Cette volonté de maintenir les contradictions vivantes tout en les inscrivant dans une rigueur compositionnelle sans faille débouche sur une conception fragmentée de la forme. Celle-ci ne renvoie ni à des schémas ni à des constructions architectoniques, mais exige d’être vécue dans son propre déroulement. Les différentes parties, centrées sur des figures qui tournent sur elles-mêmes tout en se transformant de façon imperceptible, sont le plus souvent articulées sans médiation, selon le principe du montage. Au temps presque immobile qui oriente l’écoute vers le cœur des processus, à travers la répétition variée, s’oppose le temps des ruptures, où l’on saute dans une autre dimension. La structure prismatique de la forme produit des perspectives multiples, soulignées par une rythmique souple et de constantes modifications de tempo. Elle ne laisse aucune place aux passages secondaires ou au remplissage, tout étant essentiel. Les différents moments, toutefois, ne sont pas interchangeables : ils s’inscrivent dans une trajectoire qui donne à l’œuvre son sens. Non qu’ils visent à une forme d’aboutissement ou d’apothéose, qui donnerait l’illusion de la positivité : ils ouvrent au contraire sur l’inconnu, sur la promesse d’un accomplissement possible, mais non manifesté. Les fins, interrogatives, renvoient l’auditeur à lui-même. Ce qui se présentait, dans un premier temps, sous forme de mouvements séparés et apparentés, comme dans le Concerto pour alto (1994-1995), s’est inscrit progressivement dans des formes d’un seul tenant, complexes et labyrinthiques : Irrene Stimme (2006), Heur, Leurre, Lueur (2013), Clamour (2014-2015), Eufaunique (2016-2017)...

Dans cette aventure intérieure qui n’a cessé d’être approfondie et qui témoigne d’une grande cohérence, d’une grande fidélité à soi-même, Gervasoni, véritable « poète des sons », a trouvé chez les poètes des mots des alliés substantiels. Sa musique, qui est par essence liée à la voix humaine, s’appuie sur des textes denses, sobres et allusifs qui, tout en saisissant l’émotion à sa source, se réfléchissent et se confrontent aux grandes questions existentielles. Ainsi, aux « chemins qui ne mènent nulle part » de Rilke dans les Due Poesie francesi di Rilke (1995-1996), répondent les questionnements de Silesius dans Dir - in dir : « Où se tient mon séjour ? Où est ma fin ultime à quoi je dois atteindre ? ». Gervasoni n’a pas suivi ses prédécesseurs dans leur travail de déconstruction des textes ; il donne des poèmes, au contraire, une lecture littérale, afin d’en révéler la teneur, incluant même les figuralismes, proche en ce sens d’un compositeur comme Kurtág.

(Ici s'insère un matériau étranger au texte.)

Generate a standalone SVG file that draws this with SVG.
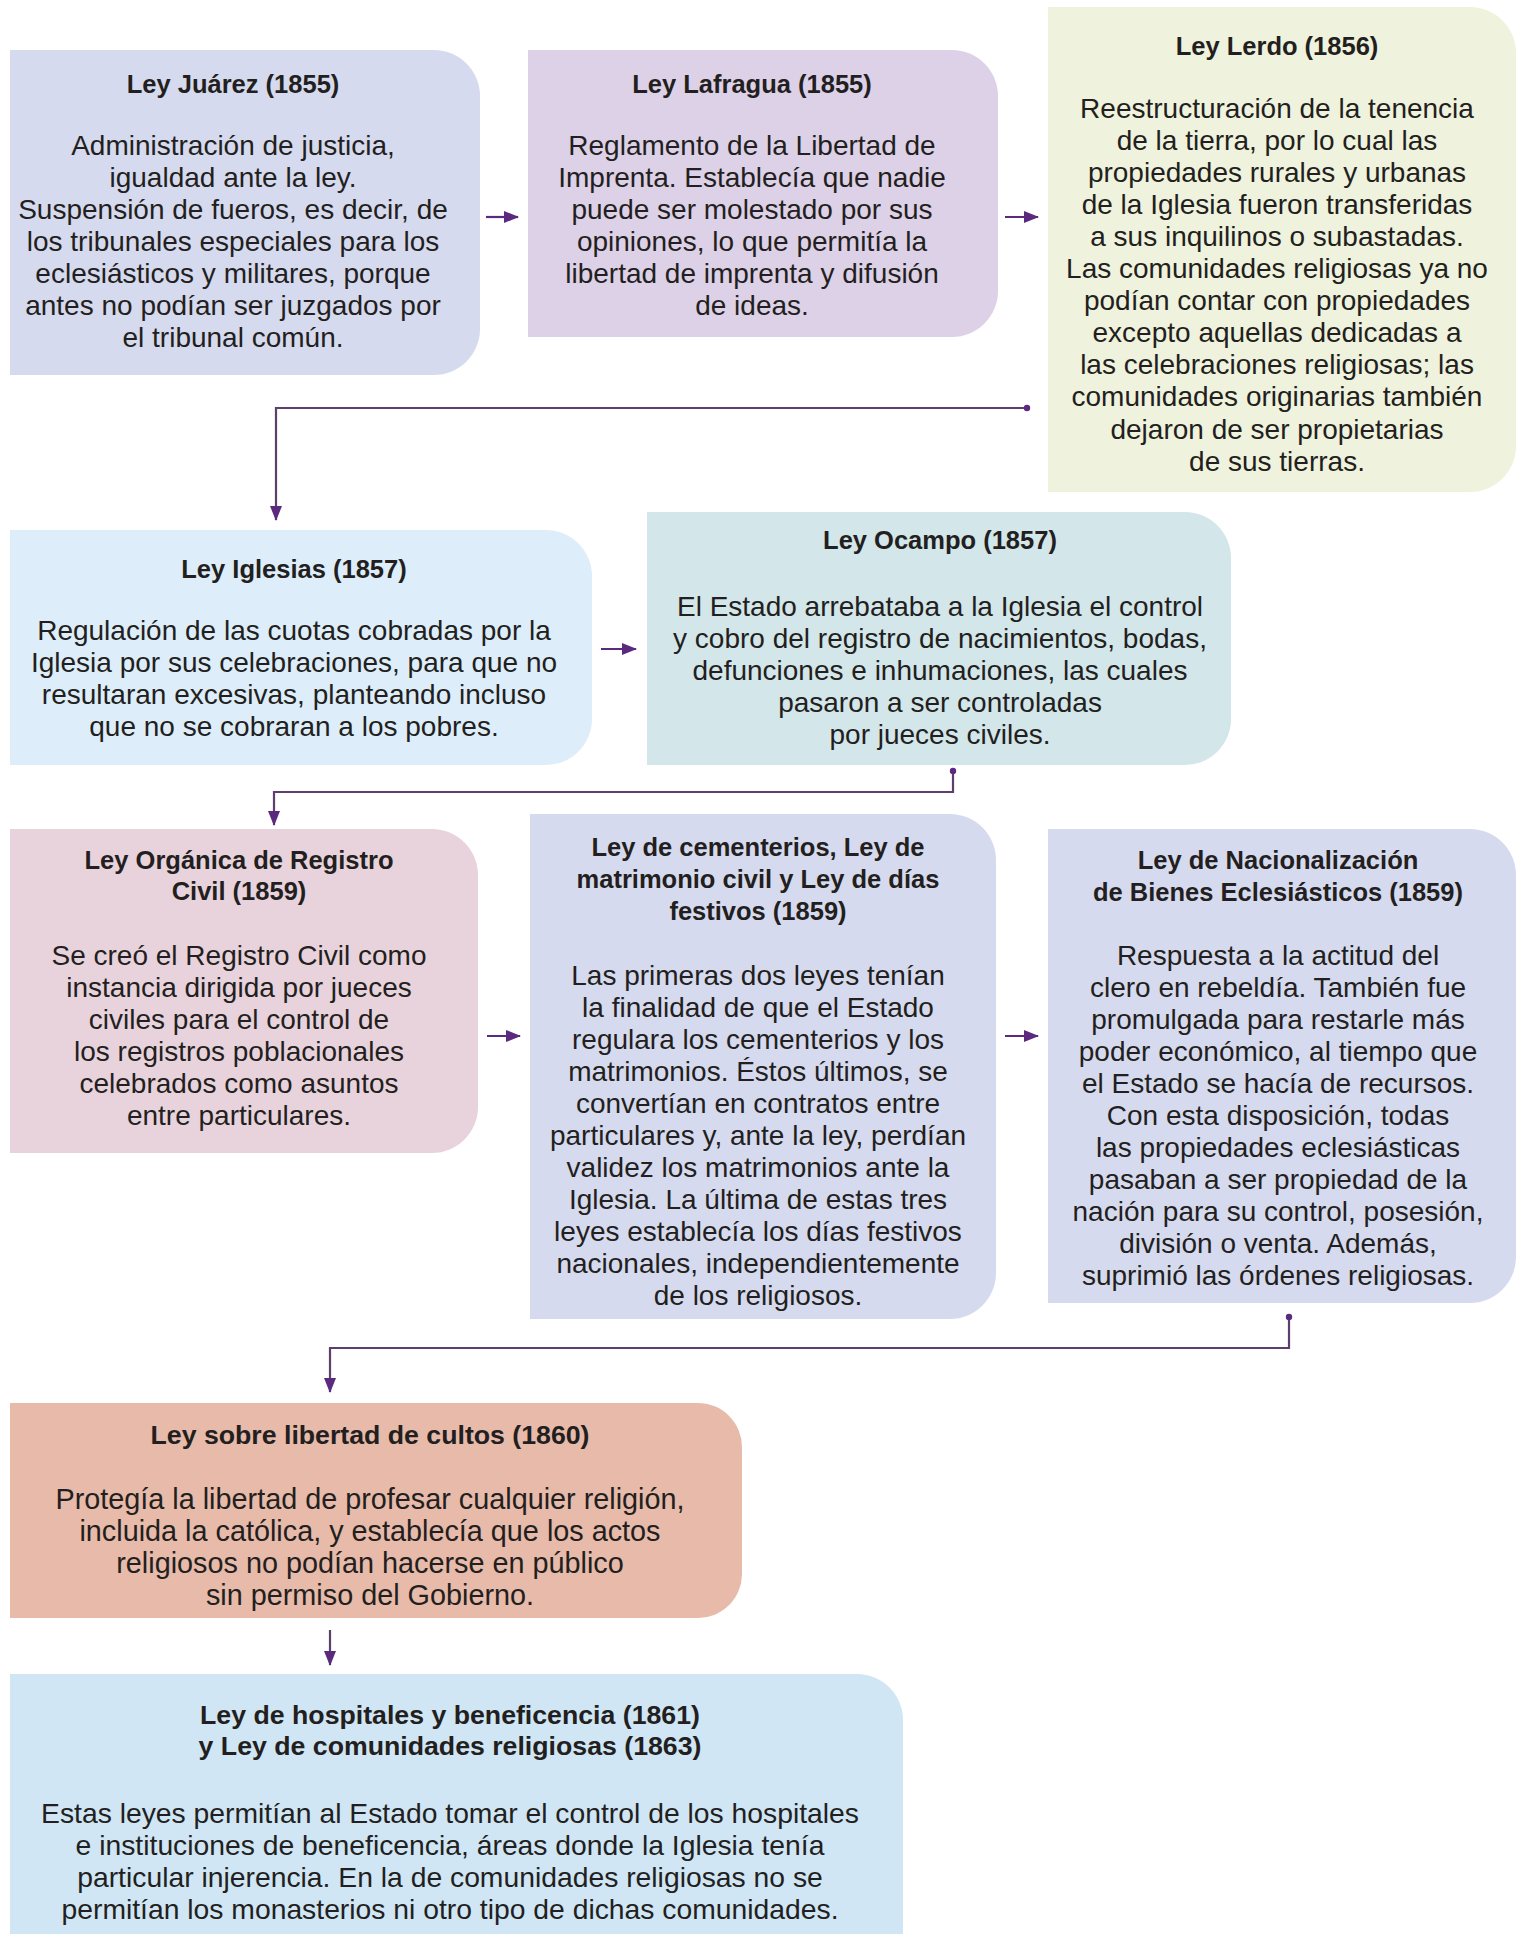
<svg xmlns="http://www.w3.org/2000/svg" width="1518" height="1934" viewBox="0 0 1518 1934">
<style>
.t{font-family:"Liberation Sans",Arial,sans-serif;font-weight:bold;font-size:25.5px;fill:#231f20;text-anchor:middle}
.b{font-family:"Liberation Sans",Arial,sans-serif;font-size:28px;fill:#231f20;text-anchor:middle}
.t2{font-size:26.7px}
.b9{font-size:28.8px}
.b10{font-size:28.3px}
.c{fill:none;stroke:#5d3f6e;stroke-width:2.2}
.a{fill:none;stroke:#5b2a7e;stroke-width:2.2}
</style>
<defs>
<marker id="ah" markerUnits="userSpaceOnUse" markerWidth="15" markerHeight="12" refX="14" refY="6" orient="auto">
<path d="M0,0 L15,6 L0,12 Z" fill="#5b2a7e"/>
</marker>
<marker id="dot" markerUnits="userSpaceOnUse" markerWidth="8" markerHeight="8" refX="4" refY="4">
<circle cx="4" cy="4" r="3.2" fill="#5b2a7e"/>
</marker>
</defs>
<rect width="1518" height="1934" fill="#ffffff"/>

<g id="juarez">
<path d="M10,50 H434 A46,46 0 0 1 480,96 V329 A46,46 0 0 1 434,375 H10 Z" fill="#d6daee"/>
<text class="t" x="233" y="93">Ley Juárez (1855)</text>
<text class="b"><tspan x="233" y="155">Administración de justicia,</tspan><tspan x="233" y="187">igualdad ante la ley.</tspan><tspan x="233" y="219">Suspensión de fueros, es decir, de</tspan><tspan x="233" y="251">los tribunales especiales para los</tspan><tspan x="233" y="283">eclesiásticos y militares, porque</tspan><tspan x="233" y="315">antes no podían ser juzgados por</tspan><tspan x="233" y="347">el tribunal común.</tspan></text>
</g>

<g id="lafragua">
<path d="M528,50 H952 A46,46 0 0 1 998,96 V291 A46,46 0 0 1 952,337 H528 Z" fill="#ddd1e8"/>
<text class="t" x="752" y="93">Ley Lafragua (1855)</text>
<text class="b"><tspan x="752" y="155">Reglamento de la Libertad de</tspan><tspan x="752" y="187">Imprenta. Establecía que nadie</tspan><tspan x="752" y="219">puede ser molestado por sus</tspan><tspan x="752" y="251">opiniones, lo que permitía la</tspan><tspan x="752" y="283">libertad de imprenta y difusión</tspan><tspan x="752" y="315">de ideas.</tspan></text>
</g>

<g id="lerdo">
<path d="M1048,7 H1470 A46,46 0 0 1 1516,53 V446 A46,46 0 0 1 1470,492 H1048 Z" fill="#eff2dc"/>
<text class="t" x="1277" y="55">Ley Lerdo (1856)</text>
<text class="b"><tspan x="1277" y="117.5">Reestructuración de la tenencia</tspan><tspan x="1277" y="149.6">de la tierra, por lo cual las</tspan><tspan x="1277" y="181.7">propiedades rurales y urbanas</tspan><tspan x="1277" y="213.8">de la Iglesia fueron transferidas</tspan><tspan x="1277" y="245.9">a sus inquilinos o subastadas.</tspan><tspan x="1277" y="278">Las comunidades religiosas ya no</tspan><tspan x="1277" y="310.1">podían contar con propiedades</tspan><tspan x="1277" y="342.2">excepto aquellas dedicadas a</tspan><tspan x="1277" y="374.3">las celebraciones religiosas; las</tspan><tspan x="1277" y="406.4">comunidades originarias también</tspan><tspan x="1277" y="438.5">dejaron de ser propietarias</tspan><tspan x="1277" y="470.6">de sus tierras.</tspan></text>
</g>

<g id="iglesias">
<path d="M10,530 H546 A46,46 0 0 1 592,576 V719 A46,46 0 0 1 546,765 H10 Z" fill="#ddeefa"/>
<text class="t" x="294" y="577.5">Ley Iglesias (1857)</text>
<text class="b"><tspan x="294" y="640">Regulación de las cuotas cobradas por la</tspan><tspan x="294" y="672">Iglesia por sus celebraciones, para que no</tspan><tspan x="294" y="704">resultaran excesivas, planteando incluso</tspan><tspan x="294" y="736">que no se cobraran a los pobres.</tspan></text>
</g>

<g id="ocampo">
<path d="M647,512 H1185 A46,46 0 0 1 1231,558 V719 A46,46 0 0 1 1185,765 H647 Z" fill="#d3e6ea"/>
<text class="t" x="940" y="549">Ley Ocampo (1857)</text>
<text class="b"><tspan x="940" y="616">El Estado arrebataba a la Iglesia el control</tspan><tspan x="940" y="648">y cobro del registro de nacimientos, bodas,</tspan><tspan x="940" y="680">defunciones e inhumaciones, las cuales</tspan><tspan x="940" y="712">pasaron a ser controladas</tspan><tspan x="940" y="744">por jueces civiles.</tspan></text>
</g>

<g id="organica">
<path d="M10,829 H432 A46,46 0 0 1 478,875 V1107 A46,46 0 0 1 432,1153 H10 Z" fill="#e8d3dd"/>
<text class="t"><tspan x="239" y="868.5">Ley Orgánica de Registro</tspan><tspan x="239" y="899.5">Civil (1859)</tspan></text>
<text class="b"><tspan x="239" y="965">Se creó el Registro Civil como</tspan><tspan x="239" y="997">instancia dirigida por jueces</tspan><tspan x="239" y="1029">civiles para el control de</tspan><tspan x="239" y="1061">los registros poblacionales</tspan><tspan x="239" y="1093">celebrados como asuntos</tspan><tspan x="239" y="1125">entre particulares.</tspan></text>
</g>

<g id="cementerios">
<path d="M530,814 H950 A46,46 0 0 1 996,860 V1273 A46,46 0 0 1 950,1319 H530 Z" fill="#d6daee"/>
<text class="t"><tspan x="758" y="856">Ley de cementerios, Ley de</tspan><tspan x="758" y="888">matrimonio civil y Ley de días</tspan><tspan x="758" y="920">festivos (1859)</tspan></text>
<text class="b"><tspan x="758" y="985">Las primeras dos leyes tenían</tspan><tspan x="758" y="1017">la finalidad de que el Estado</tspan><tspan x="758" y="1049">regulara los cementerios y los</tspan><tspan x="758" y="1081">matrimonios. Éstos últimos, se</tspan><tspan x="758" y="1113">convertían en contratos entre</tspan><tspan x="758" y="1145">particulares y, ante la ley, perdían</tspan><tspan x="758" y="1177">validez los matrimonios ante la</tspan><tspan x="758" y="1209">Iglesia. La última de estas tres</tspan><tspan x="758" y="1241">leyes establecía los días festivos</tspan><tspan x="758" y="1273">nacionales, independientemente</tspan><tspan x="758" y="1305">de los religiosos.</tspan></text>
</g>

<g id="nacionalizacion">
<path d="M1048,829 H1470 A46,46 0 0 1 1516,875 V1257 A46,46 0 0 1 1470,1303 H1048 Z" fill="#d6daee"/>
<text class="t"><tspan x="1278" y="869">Ley de Nacionalización</tspan><tspan x="1278" y="901">de Bienes Eclesiásticos (1859)</tspan></text>
<text class="b"><tspan x="1278" y="965">Respuesta a la actitud del</tspan><tspan x="1278" y="997">clero en rebeldía. También fue</tspan><tspan x="1278" y="1029">promulgada para restarle más</tspan><tspan x="1278" y="1061">poder económico, al tiempo que</tspan><tspan x="1278" y="1093">el Estado se hacía de recursos.</tspan><tspan x="1278" y="1125">Con esta disposición, todas</tspan><tspan x="1278" y="1157">las propiedades eclesiásticas</tspan><tspan x="1278" y="1189">pasaban a ser propiedad de la</tspan><tspan x="1278" y="1221">nación para su control, posesión,</tspan><tspan x="1278" y="1253">división o venta. Además,</tspan><tspan x="1278" y="1285">suprimió las órdenes religiosas.</tspan></text>
</g>

<g id="cultos">
<path d="M10,1403 H698 A44,44 0 0 1 742,1447 V1574 A44,44 0 0 1 698,1618 H10 Z" fill="#e7baa9"/>
<text class="t t2" x="370" y="1444">Ley sobre libertad de cultos (1860)</text>
<text class="b b9"><tspan x="370" y="1509">Protegía la libertad de profesar cualquier religión,</tspan><tspan x="370" y="1541">incluida la católica, y establecía que los actos</tspan><tspan x="370" y="1573">religiosos no podían hacerse en público</tspan><tspan x="370" y="1605">sin permiso del Gobierno.</tspan></text>
</g>

<g id="hospitales">
<path d="M10,1674 H857 A46,46 0 0 1 903,1720 V1934 H10 Z" fill="#d0e6f5"/>
<text class="t t2"><tspan x="450" y="1724">Ley de hospitales y beneficencia (1861)</tspan><tspan x="450" y="1755">y Ley de comunidades religiosas (1863)</tspan></text>
<text class="b b10"><tspan x="450" y="1823">Estas leyes permitían al Estado tomar el control de los hospitales</tspan><tspan x="450" y="1855">e instituciones de beneficencia, áreas donde la Iglesia tenía</tspan><tspan x="450" y="1887">particular injerencia. En la de comunidades religiosas no se</tspan><tspan x="450" y="1919">permitían los monasterios ni otro tipo de dichas comunidades.</tspan></text>
</g>

<g id="connectors">
<path class="a" d="M486,217 H518" marker-end="url(#ah)"/>
<path class="a" d="M1005,217 H1038" marker-end="url(#ah)"/>
<path class="c" d="M1027,408 H276 V520" marker-start="url(#dot)" marker-end="url(#ah)"/>
<path class="a" d="M601,649 H636" marker-end="url(#ah)"/>
<path class="c" d="M953,771 V792 H274 V825" marker-start="url(#dot)" marker-end="url(#ah)"/>
<path class="a" d="M487,1036 H520" marker-end="url(#ah)"/>
<path class="a" d="M1005,1036 H1038" marker-end="url(#ah)"/>
<path class="c" d="M1289,1317 V1348 H330 V1392" marker-start="url(#dot)" marker-end="url(#ah)"/>
<path class="c" d="M330,1630 V1665" marker-end="url(#ah)"/>
</g>
</svg>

C’est ce qui l’a conduit, dans les dernières années, à réinvestir le genre du madrigal, Monteverdi étant par ailleurs pour lui une référence essentielle. Cette alliance du mot et du son révèle le souci d’une musique qui ne soit pas un pur jeu sonore, mais le creuset de significations profondes. Les poètes que Gervasoni a choisis, par-delà la diversité des langues, révèlent les enjeux de sa musique, sa dimension éthique, qu’il s’agisse de Samuel Beckett ou de Nelly Sachs, de José Àngel Valente ou de Gherassim Luca.

« Poétiser le monde », comme le réclamait Novalis, c’est résister à des temps difficiles tout en maintenant ouverte la possibilité d’un réenchantement possible. En se tenant miraculeusement au plus près des sensations premières, où l’émerveillement et la terreur se touchent, Gervasoni a développé et continue de développer une musique sans concession, interrogeant sans relâche la nature et le sens des choses. Dans une époque en pleine régression, ses œuvres constituent un motif d’espérance.